Control who gets to speak, and you control the debate. Control the debate, and you control how people think. Control how people think, and you control society.
After all, the easiest way to win an argument is to tape your opponent’s mouth shut. Too many educators today think this is a good idea. They think that their own righteousness sanctifies these tactics.
Whether it happens in the Ivy League or state colleges or even high schools, it affects the rest of the nation. The surrender of one institution sets precedent for the surrender of the next, and eventually most of academia.
Along with it, hundreds of thousands of bright minds will only hear one side of the debate—one that teaches them to despise their national heritage, to rebel for the sake of rebellion, and to profane the sacred on the belief that nothing is sacred, except for the idols that the elites themselves create.
They will live and act according to this narrow existence: passionate to say and think exactly what’s in fashion and careful to condemn all the “undesirables” who do differently. The truth will take a back seat to the whims of man.
That is not a country I want my children’s children to grow up in, and I don’t think you’d like it much either. All it takes is a few people with courage to change the course of history.
So it is all the more important that you dissent from this new culture of censorship, and offer clear, well-argued philosophical and political alternatives.
Many of your progressive peers have never even heard real conservative ideas beyond parodies on The Daily Show.
I encourage you to give them another way.

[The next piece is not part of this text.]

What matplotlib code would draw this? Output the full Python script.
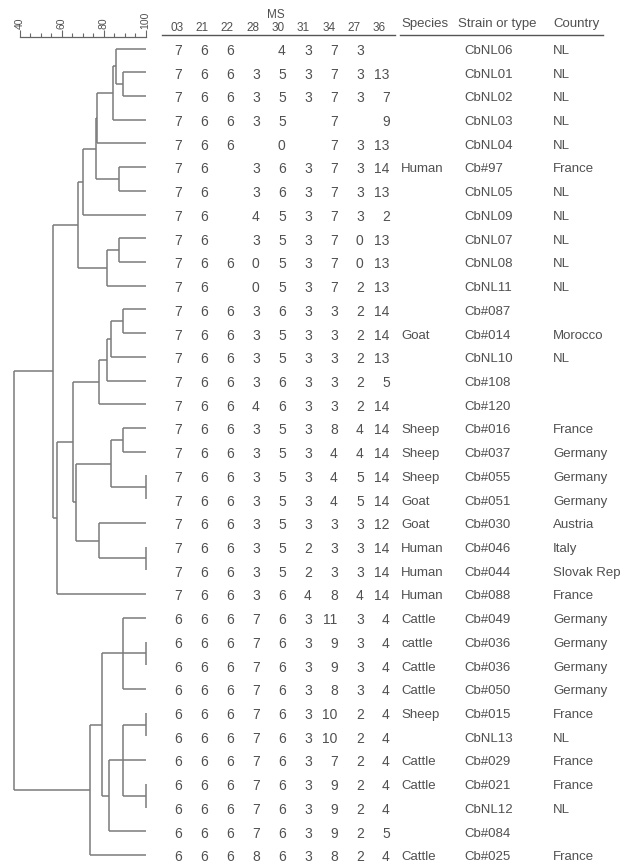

Let the abuse bounce off you, and always be of good cheer. A good character is a magnet for good conversation—and in those conversations you can reveal truths that indoctrinated students have never considered.
The work you do here at Yale, and the work of the William F. Buckley Jr. Program, is of paramount importance to your fellow students and your peers around the nation.
Never let anyone silence you—or the truth. Thank you.